I moved on ahead, towards the stairs at Dig Me Beach. A bunch of bikes were parked along the sea wall, and quite a few people were milling around the entrance, more than I’d expected, but then it was a Sunday morning, so maybe many locals were getting their swim in. I stashed my shoes and shirt, towel and sun glasses in the bag, and slammed it into the wooden cubby at the pier entrance. I walked down to the sand, getting a brisk flashback of entering in 2006 with 1700 other people, helicopter overhead, lights on poles illuminating the $7,000,000 worth of bikes racked behind me. I let the image glide out of my mind, as I had more immediate concerns, like getting my speed suit sipped up. It was quite clear I was not going to be able to do that myself, due to my massive back muscles (or more precisely, due to the mismatch between the size – Small/Long – and my body shape.)

The first people I saw in the water were two women, mid to late 30’s. One was saying, “Well, it doesn’t look like they’re going to start at 7, that’s for sure” (it was 6:55). I figured that there was some local swim group going in together. I put on my best senior smile, and asked the one who was listening, “Could you zip up my suit?” She was wearing a Blue Seventy speed suit herself, so I figured she’d have no problem with the concept.

Indeed she didn’t. She even tucked the zipper under the little triangular fold on top, just like I would do if I were helping someone else.

“Thanks” I said, and surfed on into the bay. Immediately, I noticed that the water, like last night, was just not very STABLE. Even in this protected little inlet, between the pier and sea wall, the south wind was sending in little swells, and swimming a straight line relative to the bottom was not an option. With each rise, I’d head left, and each fall would send me back right.

Some people get disturbed by this, and try to fight the swells. Some people even get sea sick from it. I just find it enjoyable, especially when the water is filled with fish of all colors and stripes. Five minutes into the swim, I passed over two turtles. In Maui, people pay big bucks to go on snorkeling tours just to see one turtle, with scores of folks hovering over the poor pre-historic reptiles. Here, turtles are a routine part of the scenery, like sunsets and lava rock.

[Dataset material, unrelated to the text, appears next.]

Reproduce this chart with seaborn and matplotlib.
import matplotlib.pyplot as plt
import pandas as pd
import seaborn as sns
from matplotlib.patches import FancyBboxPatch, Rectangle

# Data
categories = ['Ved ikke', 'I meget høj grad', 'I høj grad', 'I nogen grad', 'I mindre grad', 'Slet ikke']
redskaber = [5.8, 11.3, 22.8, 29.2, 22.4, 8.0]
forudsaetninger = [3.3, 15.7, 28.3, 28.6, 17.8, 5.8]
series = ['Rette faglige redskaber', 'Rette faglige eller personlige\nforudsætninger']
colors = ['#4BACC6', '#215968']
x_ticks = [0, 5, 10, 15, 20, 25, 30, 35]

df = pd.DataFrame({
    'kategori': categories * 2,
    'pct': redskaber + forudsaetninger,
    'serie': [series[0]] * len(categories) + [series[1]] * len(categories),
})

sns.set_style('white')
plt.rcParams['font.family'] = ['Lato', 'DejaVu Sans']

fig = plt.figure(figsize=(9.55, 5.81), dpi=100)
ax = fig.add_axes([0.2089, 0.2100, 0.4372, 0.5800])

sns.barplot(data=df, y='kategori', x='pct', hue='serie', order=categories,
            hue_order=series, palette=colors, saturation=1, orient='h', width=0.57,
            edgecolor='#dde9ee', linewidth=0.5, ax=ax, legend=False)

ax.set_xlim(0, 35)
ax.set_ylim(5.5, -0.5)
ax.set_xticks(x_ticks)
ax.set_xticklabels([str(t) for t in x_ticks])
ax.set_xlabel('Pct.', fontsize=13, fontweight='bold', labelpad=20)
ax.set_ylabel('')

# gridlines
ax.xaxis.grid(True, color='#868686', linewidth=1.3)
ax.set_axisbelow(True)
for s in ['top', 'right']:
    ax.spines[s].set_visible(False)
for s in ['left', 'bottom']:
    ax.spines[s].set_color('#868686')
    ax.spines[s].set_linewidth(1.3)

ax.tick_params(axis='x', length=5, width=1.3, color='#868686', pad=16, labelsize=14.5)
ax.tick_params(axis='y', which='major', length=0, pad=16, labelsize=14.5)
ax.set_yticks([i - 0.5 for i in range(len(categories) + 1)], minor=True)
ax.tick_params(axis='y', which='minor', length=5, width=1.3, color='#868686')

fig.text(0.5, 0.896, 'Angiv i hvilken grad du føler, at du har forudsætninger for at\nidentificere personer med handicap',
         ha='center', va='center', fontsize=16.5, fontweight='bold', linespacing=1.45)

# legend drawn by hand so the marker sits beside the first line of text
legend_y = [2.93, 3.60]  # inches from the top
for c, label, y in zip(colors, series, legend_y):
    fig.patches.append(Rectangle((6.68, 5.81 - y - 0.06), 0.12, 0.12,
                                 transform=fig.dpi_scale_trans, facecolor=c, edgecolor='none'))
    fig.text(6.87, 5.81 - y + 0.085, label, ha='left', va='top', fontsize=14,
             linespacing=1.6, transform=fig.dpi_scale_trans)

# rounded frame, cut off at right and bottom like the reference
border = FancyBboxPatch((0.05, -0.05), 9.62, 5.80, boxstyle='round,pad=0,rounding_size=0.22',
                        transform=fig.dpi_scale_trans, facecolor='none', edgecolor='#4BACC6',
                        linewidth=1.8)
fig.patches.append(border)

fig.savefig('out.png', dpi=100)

As usual, I was counting strokes. 500 got me 14 minutes, and I figured that was about 700 meters. Another 350 or so, and I hit a buoy labeled “King’s Buoy” on one side and “Kona Aquatics 1.2” on the other. (maybe it was 1/2, I don’t know.) I kept going, hoping to get past my condo, which I knew was more than a mile from the pier. While struggling past the Royal Kona Hotel, I found myself over some shallows, with a lot of the left/right wave action going on. After another 500 strokes, adding up to I guess 1700 meters total, I checked my watch – 36:30.

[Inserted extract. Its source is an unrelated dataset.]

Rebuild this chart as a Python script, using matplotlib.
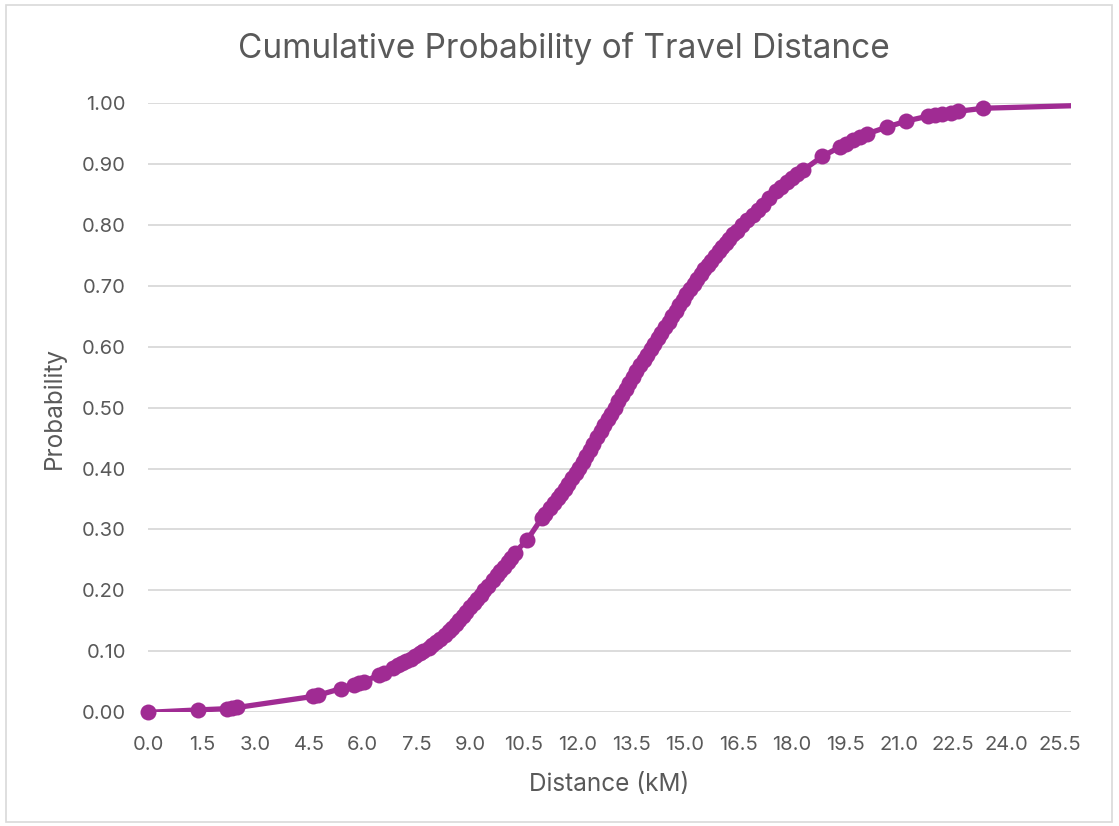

Time to turn back. Rather than go through that off-shore break again, I headed 100 strokes out to sea, to the last boat in line, saw “39:30” on my watch, and headed back in.

Near another buoy, I was startled by an older (OK, my age) swimmer in a yellow cap, really working hard, almost running into me. I nodded, smiled; he just looked nonplused. I was dawdling by this point, getting some rest, and a few minutes later, he comes chopping by again, going now in my direction. Something clicked in me, and I started after him. I found I was swimming faster than he, but when I got up to his shoulder, he started speeding up, and I could not get by him.

So I slowed down a tick, and tucked in behind his feet. (For those who don’t race open water, drafting behind another swimmer reduces the effort level by at least 5%.) I stayed there a while, occasionally trying to go around, and starting up the little race all over again.

By now, we were at the orange buoys marking a swim line safely in shore from the anchored boats and cruise ships. I drifted wide, to the left, away from Mr. Yellow cap, and ran into a kayaker, who was urging me to head right, and stay within the buoy line. Obeying her, I found myself permanently ahead of my doppleganger, and scooted on in to the concrete step out of the water. I stopped my watch, and saw “1:06:55”. Hmm, awful fast for the return trip. Must be the south wind, putting the swells at my back, and the extra little push I gave “racing” for a while.

As I climbed out, a lean, etched-faced guy with a greying ponytail and a clipboard asked, “Are you racing?”, pencil poised over the yellow legal pad, ready to tick my name off. Finally, I realised that the bikes, and the shoes lined up on the sea wall, and the swimmers working so hard on a Sunday morning, were part of a little local triathlon. Using a pencil for record keeping!

“No,” I smiled, and walked off toward my bag. In the locker room, a nerdish looking guy with an ironman T shirt smiled at me as he toweled off. “ That was rather sticky out there, wasn’t it?”, he said in Commonwealth accent of some sort – not English, but not Australian either. Maybe South African? He seemed quite impressed by the power of the sea that morning. Clearly, he wasn’t Australian, if the conditions this morning were striking him as dicey. And he certainly wasn’t using typical English understatement.

So I replied, “Well, it is the ocean, isn’t it? I mean, you sort of expect that.”